Exercise directions - Reproduce the listing below without changes, except that pictures are left out.
-- START Source data --
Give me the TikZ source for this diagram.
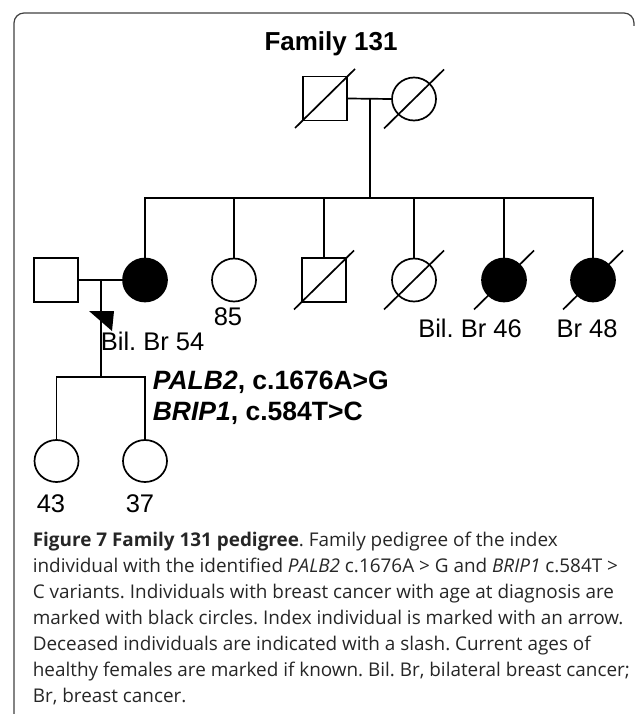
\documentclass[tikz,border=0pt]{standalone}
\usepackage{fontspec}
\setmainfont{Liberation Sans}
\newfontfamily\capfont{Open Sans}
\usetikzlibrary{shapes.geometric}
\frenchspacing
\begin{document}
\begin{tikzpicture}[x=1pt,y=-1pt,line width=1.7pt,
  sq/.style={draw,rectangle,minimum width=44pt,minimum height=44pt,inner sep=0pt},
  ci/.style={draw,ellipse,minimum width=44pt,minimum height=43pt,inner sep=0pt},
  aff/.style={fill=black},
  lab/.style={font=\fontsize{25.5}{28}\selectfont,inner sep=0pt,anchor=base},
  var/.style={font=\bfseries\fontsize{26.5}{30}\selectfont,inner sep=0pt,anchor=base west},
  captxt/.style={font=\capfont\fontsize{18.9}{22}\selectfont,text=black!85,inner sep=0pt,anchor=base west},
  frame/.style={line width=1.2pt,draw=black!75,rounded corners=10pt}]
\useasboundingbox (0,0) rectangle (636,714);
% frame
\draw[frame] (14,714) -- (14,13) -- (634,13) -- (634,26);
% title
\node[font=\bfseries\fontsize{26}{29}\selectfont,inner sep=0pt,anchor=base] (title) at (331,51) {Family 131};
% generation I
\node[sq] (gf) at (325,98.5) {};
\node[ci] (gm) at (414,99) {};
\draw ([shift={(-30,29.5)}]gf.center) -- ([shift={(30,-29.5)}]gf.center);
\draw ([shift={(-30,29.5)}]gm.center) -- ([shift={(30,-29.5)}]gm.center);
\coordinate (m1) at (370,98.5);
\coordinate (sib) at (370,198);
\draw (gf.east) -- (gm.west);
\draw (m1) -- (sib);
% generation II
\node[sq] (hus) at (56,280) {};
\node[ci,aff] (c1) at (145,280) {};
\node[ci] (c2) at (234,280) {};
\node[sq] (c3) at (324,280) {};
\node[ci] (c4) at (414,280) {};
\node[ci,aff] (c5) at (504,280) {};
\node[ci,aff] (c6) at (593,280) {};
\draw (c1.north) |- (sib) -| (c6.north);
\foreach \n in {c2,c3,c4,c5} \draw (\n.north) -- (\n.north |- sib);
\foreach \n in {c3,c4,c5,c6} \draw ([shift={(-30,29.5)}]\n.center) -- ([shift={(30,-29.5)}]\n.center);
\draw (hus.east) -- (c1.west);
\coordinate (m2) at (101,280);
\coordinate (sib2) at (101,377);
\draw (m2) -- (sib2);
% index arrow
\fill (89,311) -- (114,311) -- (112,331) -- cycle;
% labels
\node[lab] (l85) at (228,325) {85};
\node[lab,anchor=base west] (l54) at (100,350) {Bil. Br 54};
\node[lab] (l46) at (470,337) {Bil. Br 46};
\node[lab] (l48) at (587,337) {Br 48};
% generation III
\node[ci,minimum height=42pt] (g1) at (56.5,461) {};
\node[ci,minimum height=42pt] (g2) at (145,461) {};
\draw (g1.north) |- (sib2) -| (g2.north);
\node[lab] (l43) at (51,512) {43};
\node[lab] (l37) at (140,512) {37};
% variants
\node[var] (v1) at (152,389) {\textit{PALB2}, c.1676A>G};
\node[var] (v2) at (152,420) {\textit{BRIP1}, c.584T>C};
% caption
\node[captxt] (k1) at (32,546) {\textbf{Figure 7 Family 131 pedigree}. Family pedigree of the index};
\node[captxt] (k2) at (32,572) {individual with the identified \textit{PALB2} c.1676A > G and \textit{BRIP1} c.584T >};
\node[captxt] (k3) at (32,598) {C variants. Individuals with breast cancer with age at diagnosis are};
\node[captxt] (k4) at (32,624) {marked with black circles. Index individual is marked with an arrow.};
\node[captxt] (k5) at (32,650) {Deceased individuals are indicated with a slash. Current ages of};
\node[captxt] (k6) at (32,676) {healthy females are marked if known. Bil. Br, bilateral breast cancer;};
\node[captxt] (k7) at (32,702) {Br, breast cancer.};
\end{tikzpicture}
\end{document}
-- END Source data --
Correct answer -
Give me the TikZ source for this diagram.
\documentclass[tikz,border=0pt]{standalone}
\usepackage{fontspec}
\setmainfont{Liberation Sans}
\newfontfamily\capfont{Open Sans}
\usetikzlibrary{shapes.geometric}
\frenchspacing
\begin{document}
\begin{tikzpicture}[x=1pt,y=-1pt,line width=1.7pt,
  sq/.style={draw,rectangle,minimum width=44pt,minimum height=44pt,inner sep=0pt},
  ci/.style={draw,ellipse,minimum width=44pt,minimum height=43pt,inner sep=0pt},
  aff/.style={fill=black},
  lab/.style={font=\fontsize{25.5}{28}\selectfont,inner sep=0pt,anchor=base},
  var/.style={font=\bfseries\fontsize{26.5}{30}\selectfont,inner sep=0pt,anchor=base west},
  captxt/.style={font=\capfont\fontsize{18.9}{22}\selectfont,text=black!85,inner sep=0pt,anchor=base west},
  frame/.style={line width=1.2pt,draw=black!75,rounded corners=10pt}]
\useasboundingbox (0,0) rectangle (636,714);
% frame
\draw[frame] (14,714) -- (14,13) -- (634,13) -- (634,26);
% title
\node[font=\bfseries\fontsize{26}{29}\selectfont,inner sep=0pt,anchor=base] (title) at (331,51) {Family 131};
% generation I
\node[sq] (gf) at (325,98.5) {};
\node[ci] (gm) at (414,99) {};
\draw ([shift={(-30,29.5)}]gf.center) -- ([shift={(30,-29.5)}]gf.center);
\draw ([shift={(-30,29.5)}]gm.center) -- ([shift={(30,-29.5)}]gm.center);
\coordinate (m1) at (370,98.5);
\coordinate (sib) at (370,198);
\draw (gf.east) -- (gm.west);
\draw (m1) -- (sib);
% generation II
\node[sq] (hus) at (56,280) {};
\node[ci,aff] (c1) at (145,280) {};
\node[ci] (c2) at (234,280) {};
\node[sq] (c3) at (324,280) {};
\node[ci] (c4) at (414,280) {};
\node[ci,aff] (c5) at (504,280) {};
\node[ci,aff] (c6) at (593,280) {};
\draw (c1.north) |- (sib) -| (c6.north);
\foreach \n in {c2,c3,c4,c5} \draw (\n.north) -- (\n.north |- sib);
\foreach \n in {c3,c4,c5,c6} \draw ([shift={(-30,29.5)}]\n.center) -- ([shift={(30,-29.5)}]\n.center);
\draw (hus.east) -- (c1.west);
\coordinate (m2) at (101,280);
\coordinate (sib2) at (101,377);
\draw (m2) -- (sib2);
% index arrow
\fill (89,311) -- (114,311) -- (112,331) -- cycle;
% labels
\node[lab] (l85) at (228,325) {85};
\node[lab,anchor=base west] (l54) at (100,350) {Bil. Br 54};
\node[lab] (l46) at (470,337) {Bil. Br 46};
\node[lab] (l48) at (587,337) {Br 48};
% generation III
\node[ci,minimum height=42pt] (g1) at (56.5,461) {};
\node[ci,minimum height=42pt] (g2) at (145,461) {};
\draw (g1.north) |- (sib2) -| (g2.north);
\node[lab] (l43) at (51,512) {43};
\node[lab] (l37) at (140,512) {37};
% variants
\node[var] (v1) at (152,389) {\textit{PALB2}, c.1676A>G};
\node[var] (v2) at (152,420) {\textit{BRIP1}, c.584T>C};
% caption
\node[captxt] (k1) at (32,546) {\textbf{Figure 7 Family 131 pedigree}. Family pedigree of the index};
\node[captxt] (k2) at (32,572) {individual with the identified \textit{PALB2} c.1676A > G and \textit{BRIP1} c.584T >};
\node[captxt] (k3) at (32,598) {C variants. Individuals with breast cancer with age at diagnosis are};
\node[captxt] (k4) at (32,624) {marked with black circles. Index individual is marked with an arrow.};
\node[captxt] (k5) at (32,650) {Deceased individuals are indicated with a slash. Current ages of};
\node[captxt] (k6) at (32,676) {healthy females are marked if known. Bil. Br, bilateral breast cancer;};
\node[captxt] (k7) at (32,702) {Br, breast cancer.};
\end{tikzpicture}
\end{document}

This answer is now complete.